»»
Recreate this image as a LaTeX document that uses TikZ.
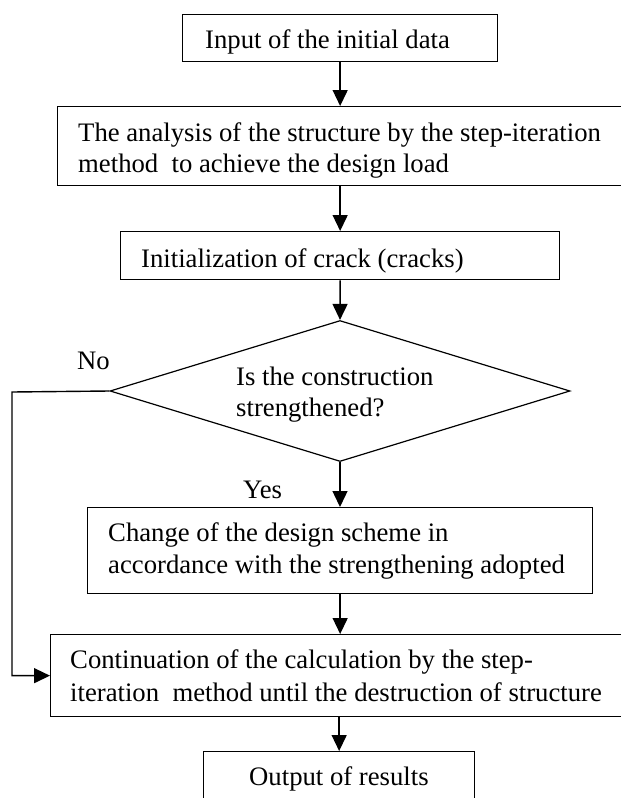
\documentclass[tikz,border=0pt]{standalone}
\usepackage{fontspec}
\setmainfont{Liberation Serif}
\usetikzlibrary{shapes.geometric,arrows.meta}
\begin{document}
\begin{tikzpicture}[x=1pt,y=-1pt,
  box/.style={draw, line width=1.3pt, rectangle, inner sep=0pt, anchor=north west},
  lbl/.style={anchor=base west, inner sep=0pt, font=\fontsize{26.7pt}{32pt}\selectfont},
  arr/.style={line width=1.4pt, -{Triangle[width=15pt,length=16pt]}}]
\useasboundingbox (0,0) rectangle (621,798);
\clip (0,0) rectangle (621,798);
% boxes
\node[box, minimum width=315pt, minimum height=47pt] (b1) at (182,14) {};
\node[box, minimum width=584pt, minimum height=79pt] (b2) at (57,106) {};
\node[box, minimum width=439pt, minimum height=48pt] (b3) at (120,231) {};
\node[draw, diamond, line width=1.2pt, inner sep=0pt, minimum width=460pt, minimum height=141pt] (d) at (340,391) {};
\node[box, minimum width=505pt, minimum height=86pt] (b4) at (87,507) {};
\node[box, minimum width=590pt, minimum height=82pt] (b5) at (50,634) {};
\node[box, minimum width=271pt, minimum height=70pt] (b6) at (203,751) {};
% texts
\node[lbl] (t1) at (205,48) {Input of the initial data};
\node[lbl] (t2a) at (78,141) {The analysis of the structure by the step-iteration};
\node[lbl] (t2b) at (78,172) {method\ \ to achieve the design load};
\node[lbl] (t3) at (141,267) {Initialization of crack (cracks)};
\node[lbl] (td1) at (236,385) {Is the construction};
\node[lbl] (td2) at (236,416) {strengthened?};
\node[lbl] (tno) at (77,369) {No};
\node[lbl] (tyes) at (243,498) {Yes};
\node[lbl] (t4a) at (108,541) {Change of the design scheme in};
\node[lbl] (t4b) at (108,573) {accordance with the strengthening adopted};
\node[lbl] (t5a) at (70,668) {Continuation of the calculation by the step-};
\node[lbl] (t5b) at (70,701) {iteration\ \ method until the destruction of structure};
\node[lbl] (t6) at (249,785) {Output of results};
% connectors
\draw[arr] (b1.south) -- (b1.south |- b2.north);
\draw[arr] (b3.north |- b2.south) -- (b3.north);
\draw[arr] (b3.south) -- (d.north);
\draw[arr] (d.south) -- (d.south |- b4.north);
\draw[arr] (b4.south) -- (b4.south |- b5.north);
\draw[arr] (b6.north |- b5.south) -- (b6.north);
\coordinate (nc) at (12,392);
\draw[arr] (d.west) -- (nc) |- (b5.west);
\end{tikzpicture}
\end{document}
««
# Requirements:
Return to the listing above and set it down exactly, leaving out its pictures.

# Final answer:
Recreate this image as a LaTeX document that uses TikZ.
\documentclass[tikz,border=0pt]{standalone}
\usepackage{fontspec}
\setmainfont{Liberation Serif}
\usetikzlibrary{shapes.geometric,arrows.meta}
\begin{document}
\begin{tikzpicture}[x=1pt,y=-1pt,
  box/.style={draw, line width=1.3pt, rectangle, inner sep=0pt, anchor=north west},
  lbl/.style={anchor=base west, inner sep=0pt, font=\fontsize{26.7pt}{32pt}\selectfont},
  arr/.style={line width=1.4pt, -{Triangle[width=15pt,length=16pt]}}]
\useasboundingbox (0,0) rectangle (621,798);
\clip (0,0) rectangle (621,798);
% boxes
\node[box, minimum width=315pt, minimum height=47pt] (b1) at (182,14) {};
\node[box, minimum width=584pt, minimum height=79pt] (b2) at (57,106) {};
\node[box, minimum width=439pt, minimum height=48pt] (b3) at (120,231) {};
\node[draw, diamond, line width=1.2pt, inner sep=0pt, minimum width=460pt, minimum height=141pt] (d) at (340,391) {};
\node[box, minimum width=505pt, minimum height=86pt] (b4) at (87,507) {};
\node[box, minimum width=590pt, minimum height=82pt] (b5) at (50,634) {};
\node[box, minimum width=271pt, minimum height=70pt] (b6) at (203,751) {};
% texts
\node[lbl] (t1) at (205,48) {Input of the initial data};
\node[lbl] (t2a) at (78,141) {The analysis of the structure by the step-iteration};
\node[lbl] (t2b) at (78,172) {method\ \ to achieve the design load};
\node[lbl] (t3) at (141,267) {Initialization of crack (cracks)};
\node[lbl] (td1) at (236,385) {Is the construction};
\node[lbl] (td2) at (236,416) {strengthened?};
\node[lbl] (tno) at (77,369) {No};
\node[lbl] (tyes) at (243,498) {Yes};
\node[lbl] (t4a) at (108,541) {Change of the design scheme in};
\node[lbl] (t4b) at (108,573) {accordance with the strengthening adopted};
\node[lbl] (t5a) at (70,668) {Continuation of the calculation by the step-};
\node[lbl] (t5b) at (70,701) {iteration\ \ method until the destruction of structure};
\node[lbl] (t6) at (249,785) {Output of results};
% connectors
\draw[arr] (b1.south) -- (b1.south |- b2.north);
\draw[arr] (b3.north |- b2.south) -- (b3.north);
\draw[arr] (b3.south) -- (d.north);
\draw[arr] (d.south) -- (d.south |- b4.north);
\draw[arr] (b4.south) -- (b4.south |- b5.north);
\draw[arr] (b6.north |- b5.south) -- (b6.north);
\coordinate (nc) at (12,392);
\draw[arr] (d.west) -- (nc) |- (b5.west);
\end{tikzpicture}
\end{document}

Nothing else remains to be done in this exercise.